I took the beef out of the fridge about an hour before working with it. I read somewhere that it should be room temperature because putting cold beef into a hot oven apparently takes the beef into ‘shock’ and leads it to be dry and basically a disaster. I sprinkled a little flour over the joint before putting it in the oven and drizzled some olive oil over it, rubbing in some herbs and spices as I went. Flour (and the fat in the meat) makes the joint develop a jacket of juices when cooking so I was wiling to try pretty much anything to avoid a parched piece of meat emerging from the oven. 

I put it in the oven on 220’C for 20 minutes wrapped in foil and then reduced the temperature to 180′ for a further 25 minutes.
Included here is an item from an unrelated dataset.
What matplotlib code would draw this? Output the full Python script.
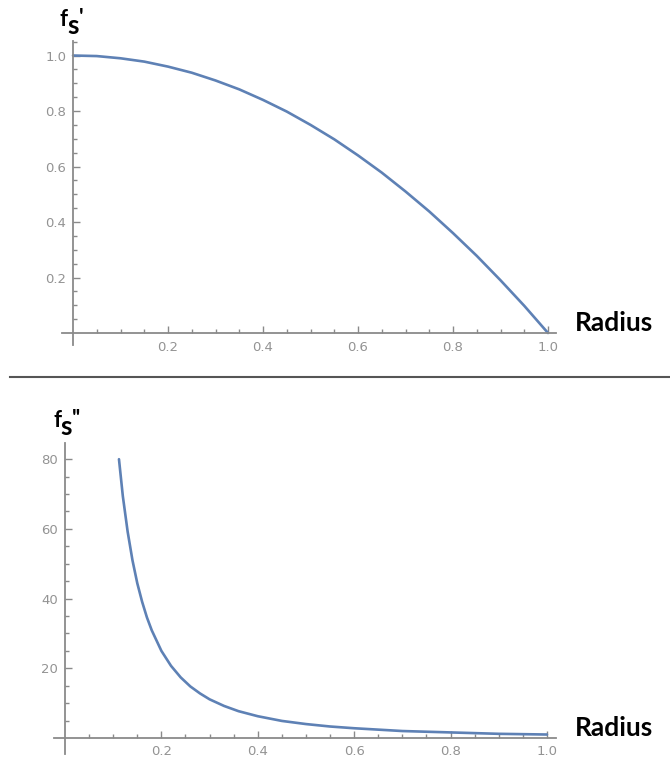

I took the beef out of the oven once cooked to a medium rare state and left it to rest until the rest of the dinner was ready – which should be at least half an hour before slicing.

From bargain beef piece to a succulent slab – mission accomplished

With the peeled potatoes boiling, the sliced carrots cooking and Yorkshire puddings waiting, I steamed the greens in the microwave and added some extra herb butter for taste.

I know mint sauce is intended for lamb but I love the flavour of it with gravy

As it turned out, I was pretty impressed with my attempt on a beef roast dinner. Now I have a simple method established, I would like to try something a little larger to try and prove to myself that this was not a one off. In case you cannot tell, I had very high levels of self doubt around this meal and I was very happy with the final outcome of the dish.

I have heard many people struggle with beef. Have you ever cooked it before? Do you have any tips to keep it juicy?

20 thoughts on “Cooking with Ellie: Roast Beef for Sunday Lunch”

  1. Well done you are braver than me I’m in my 6th decade and gave yet to cook a roast…..
    Mind you I sampled your Christmas lunch so I had no doubts this one would turn out right….I could just eat it now🦌🦌🦌🦌🦌

    Liked by 1 person

    1. Haha yeah it can be so scary cooking a roast! There’s just something about beef that’s terrifying. I think I’m scared by pops Xmas fiasco from years ago! Thank you for the support ❤️ Xmas dinner last year was perfect!


  2. Regrettably, my efforts of cooking beef have resulted in producing meat that could line shoes with! Yours looks fabulous! I’m better of brining the Christmas turkey. Soaking the bird in liquid for a few days seem to make it juicy. I’m not sure you can do that in the summer. Would it go off? Ewwww!

    Liked by 1 person

    1. I know, I have been lucky enough to have been subjected to trying it! 😐 I thought about doing it at Easter as we have the spices from Christmas but we got beef instead. I would love to try something else for Christmas soon 😊


    1. Thank you for reading ♥️ I thought it looked a bit dry in the pictures but it was definitely not so I was very happy with the outcome! I think I want to try a roast chicken next! X


    1. Thank you so much ♥ until this, I also threw it in the slow cooker to be safe the meat would be edible and not worthy of being used as tire treads! Thank you for reading x


  3. Well done! Although I’m veggie now (don’t ask me why I clicked on this post, although I do like watching other people cook meat) I was always a very nervous meat-cooker. My problem was overcooking, not due to lack of calculation, but to fear of undercooking and therefore giving myself food poisoning. Anyway, this looks fab, and I look forward to (maybe?) hearing tales of your future roast-dinner cooking exploits?

    Liked by 1 person

    1. Oh no! That doesn’t sound great at all ☹️ Thank you for the support in advance on my future attempts 🥴 I’m not ready to try again yet with other meat but I hope it goes ok when I do. I know what you mean about the fear 100%, it sucks when something is overcooked …or even under cooked! X

      Liked by 1 person

  4. This looks delicious! Besides roast chicken, I haven’t cooked any other roast dinners before. I do love a roast beef dinner though. I’m a big fan of the reduced section for meat too, you can get some great deals.

    Liked by 1 person

    1. It is the BEST section, isn’t it? At least I think it is the best for when you want to experiment with a new recipe! I need to do a roast chicken sometime – something lighter for summer time!